God damn, I hate Wolf Blizter.

November 9, 2005

Page Avenue it is not...

In the Wake of Determination showcases a grittier, crunchier Story of the Year than 2002's Page Avenue. It's almost their shot at thrash metal. The whole album centers around a theme of rebellion, a "we're pissed off, and we're not going to take it anymore" type mentality. It's a major shift from the subject matter of Page Avenue, which seemed to center more on dealing with personal hardships and growing up. A lot of bands have an angry, anti-institution album. Shit, that was every Rage album. The problem is that it's never made quite clear what exactly SOTY are rebelling against.

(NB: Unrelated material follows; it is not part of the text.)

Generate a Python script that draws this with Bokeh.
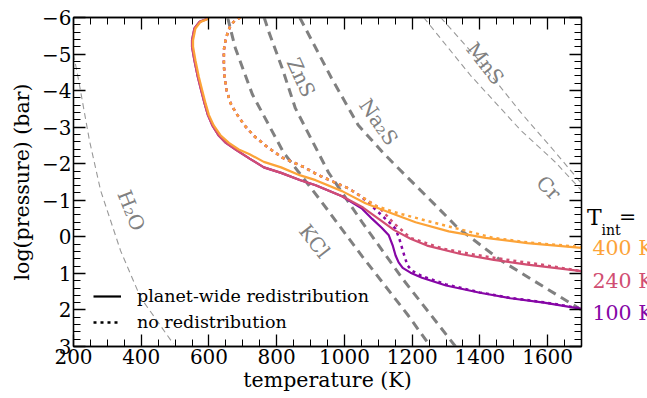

The whole album seems to lack direction, and it shows in the lyrical content of this collection of fight songs.

It starts off well enough, with their latest single, "We Don't Care Anymore," a call to begin the rebellion. The lyrics aren't all that great, but neither were the lyrics of "Until the Day I Die," the first single on Page Avenue. Somewhat contrived lyrical content is forgivable, so long as it still turns out to be a catchy tune with something to offer. Problem is, the lyrical content never gets any better. I'll bet you can guess the kind of cliched crap held in songs like "Take Me Back," and "Wake Up the Voiceless." The awesome opening riff of "Our Time is Now," is practically ruined by lyrical excrement:

Today will be the day to start rising up and fighting back
And from this moment on we will live our lives
With open hearts and open eyes

That's very inspiring, guys, except that I still don't know what I'm "rising up and fighting back" against. Even the song notes contain trite drivel:

"Take Me Back" Song Notes
Dan : "Lyrically it is about growing up and finding out that ignorance is bliss. Sometimes you wish you could go back and start over."

It doesn't take a degree in musicology from Harvard to figure out what you were trying to express there, guys.

There are a few interesting things going on musically on this album. The guitar work is pretty impressive across the board. Their rhythm guitarist, while not particularly inventive, is damn fast, and he makes use of that repeatedly. The drumming isn't as solid as it was on the first album, which only follows considering the thrash-like feel of most of the album. It doesn't require much skill, just speed. Something that Story of the Year did so well on Page Avenue fails to appear here: making a complex song sound simple. These songs are merely simple. Not a lot of innovation going on here. It's as if, while writing the songs, they all said, "What's the most cliched thing I could do here. Yeah, let's do that."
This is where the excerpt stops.